## Problem statement
Locate the lines of the listing below that hold "React", then copy each of them.

## Data segment
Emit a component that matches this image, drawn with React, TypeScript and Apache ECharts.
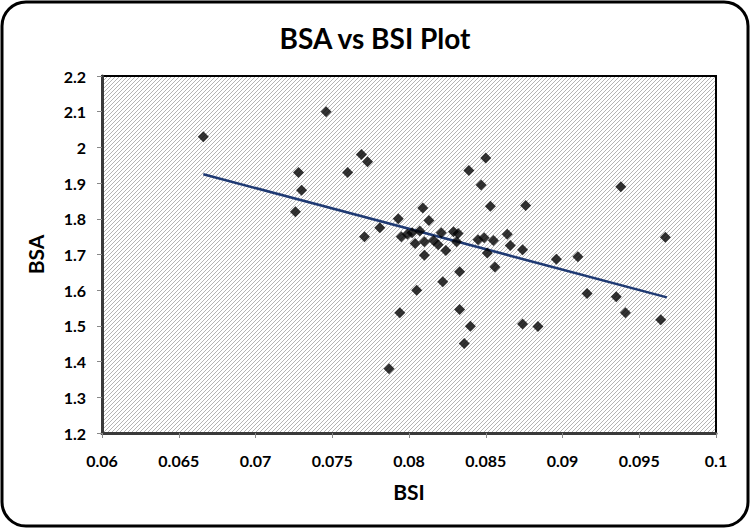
import React, { useEffect, useRef } from "react";
import * as echarts from "echarts";

// BSI (x) values of the observations
const bsiValues: number[] = [
  0.0666, 0.0728, 0.073, 0.0726, 0.0746, 0.0769, 0.0773, 0.076, 0.0839, 0.085,
  0.0847, 0.0853, 0.0809, 0.0813, 0.0793, 0.0781, 0.0771, 0.0864, 0.0938, 0.0876,
  0.0967, 0.0866, 0.0874, 0.0896, 0.091, 0.0916, 0.0935, 0.0941, 0.0964, 0.0874,
  0.0884, 0.081, 0.0824, 0.0851, 0.0856, 0.0833, 0.0822, 0.0805, 0.0794, 0.0833,
  0.084, 0.0836, 0.0787, 0.0807, 0.0795, 0.0799, 0.0802, 0.0821, 0.0829, 0.0832,
  0.0804, 0.081, 0.0816, 0.0819, 0.0831, 0.0845, 0.0849, 0.0855,
];
// BSA (y) values of the observations
const bsaValues: number[] = [
  2.03, 1.93, 1.88, 1.82, 2.1, 1.98, 1.96, 1.93, 1.935, 1.97,
  1.895, 1.835, 1.83, 1.795, 1.8, 1.775, 1.75, 1.757, 1.89, 1.837,
  1.748, 1.725, 1.713, 1.687, 1.694, 1.591, 1.582, 1.537, 1.517, 1.505,
  1.498, 1.698, 1.711, 1.704, 1.665, 1.652, 1.624, 1.6, 1.537, 1.546,
  1.499, 1.451, 1.38, 1.766, 1.75, 1.757, 1.761, 1.761, 1.764, 1.759,
  1.731, 1.736, 1.739, 1.727, 1.736, 1.741, 1.747, 1.739,
];
// Trend line end points
const trendX: number[] = [0.0666, 0.0968];
const trendY: number[] = [1.925, 1.58];

const xTicks = { min: 0.06, max: 0.1, interval: 0.005 };
const yTicks = { min: 1.2, max: 2.2, interval: 0.1 };

const FONT = "Lato";

const hatchSvg =
  "<svg xmlns='http://www.w3.org/2000/svg' width='4' height='4'>" +
  "<rect width='4' height='4' fill='#ffffff'/>" +
  "<path d='M-1,1 L1,-1 M0,4 L4,0 M3,5 L5,3' stroke='#b4b4b4' stroke-width='1'/>" +
  "</svg>";
const hatchUrl = "data:image/svg+xml;charset=utf-8," + encodeURIComponent(hatchSvg);

export default function App() {
  const ref = useRef<HTMLDivElement>(null);
  useEffect(() => {
    if (!ref.current) return;
    const chart = echarts.init(ref.current, undefined, { renderer: "svg" });
    const points = bsiValues.map((x, i) => [x, bsaValues[i]]);
    const trend = trendX.map((x, i) => [x, trendY[i]]);
    chart.setOption({
      animation: false,
      backgroundColor: "#ffffff",
      title: {
        text: "BSA vs BSI Plot",
        left: "center",
        top: 19,
        textStyle: { fontFamily: FONT, fontWeight: "bold", fontSize: 28, color: "#000" },
      },
      graphic: [
        {
          type: "rect",
          shape: { x: 2, y: 2, width: 746, height: 524, r: 24 },
          style: { fill: "none", stroke: "#000", lineWidth: 3 },
          z: 100,
          silent: true,
        },
      ],
      grid: {
        left: 102,
        top: 76,
        right: 34,
        bottom: 95,
        show: true,
        borderColor: "#000",
        borderWidth: 2,
        backgroundColor: { image: hatchUrl, repeat: "repeat" } as any,
      },
      xAxis: {
        type: "value",
        min: xTicks.min,
        max: xTicks.max,
        interval: xTicks.interval,
        name: "BSI",
        nameLocation: "middle",
        nameGap: 48,
        nameTextStyle: { fontFamily: FONT, fontWeight: "bold", fontSize: 21, color: "#000" },
        axisLine: { show: true, lineStyle: { color: "#3a3a3a", width: 3 } },
        axisTick: { show: true, length: 5, lineStyle: { color: "#888" } },
        splitLine: { show: false },
        axisLabel: {
          margin: 19,
          fontFamily: FONT,
          fontWeight: "bold",
          fontSize: 16,
          color: "#000",
        },
      },
      yAxis: {
        type: "value",
        min: yTicks.min,
        max: yTicks.max,
        interval: yTicks.interval,
        name: "BSA",
        nameLocation: "middle",
        nameGap: 56,
        nameTextStyle: { fontFamily: FONT, fontWeight: "bold", fontSize: 21, color: "#000" },
        axisLine: { show: true, lineStyle: { color: "#3a3a3a", width: 3 } },
        axisTick: { show: true, length: 5, lineStyle: { color: "#888" } },
        splitLine: { show: false },
        axisLabel: {
          margin: 16,
          fontFamily: FONT,
          fontWeight: "bold",
          fontSize: 16,
          color: "#000",
        },
      },
      series: [
        {
          type: "scatter",
          data: points,
          symbol: "diamond",
          symbolSize: 11,
          itemStyle: { color: "#000" },
          z: 3,
        },
        {
          type: "line",
          data: trend,
          showSymbol: false,
          symbol: "none",
          lineStyle: { color: "#1f3a73", width: 2.5 },
          z: 2,
        },
      ],
    });
    return () => chart.dispose();
  }, []);
  return (
    <div
      ref={ref}
      style={{ position: "absolute", left: 0, top: 0, width: 750, height: 528 }}
    />
  );
}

## Solution below
Emit a component that matches this image, drawn with React, TypeScript and Apache ECharts.
import React, { useEffect, useRef } from "react";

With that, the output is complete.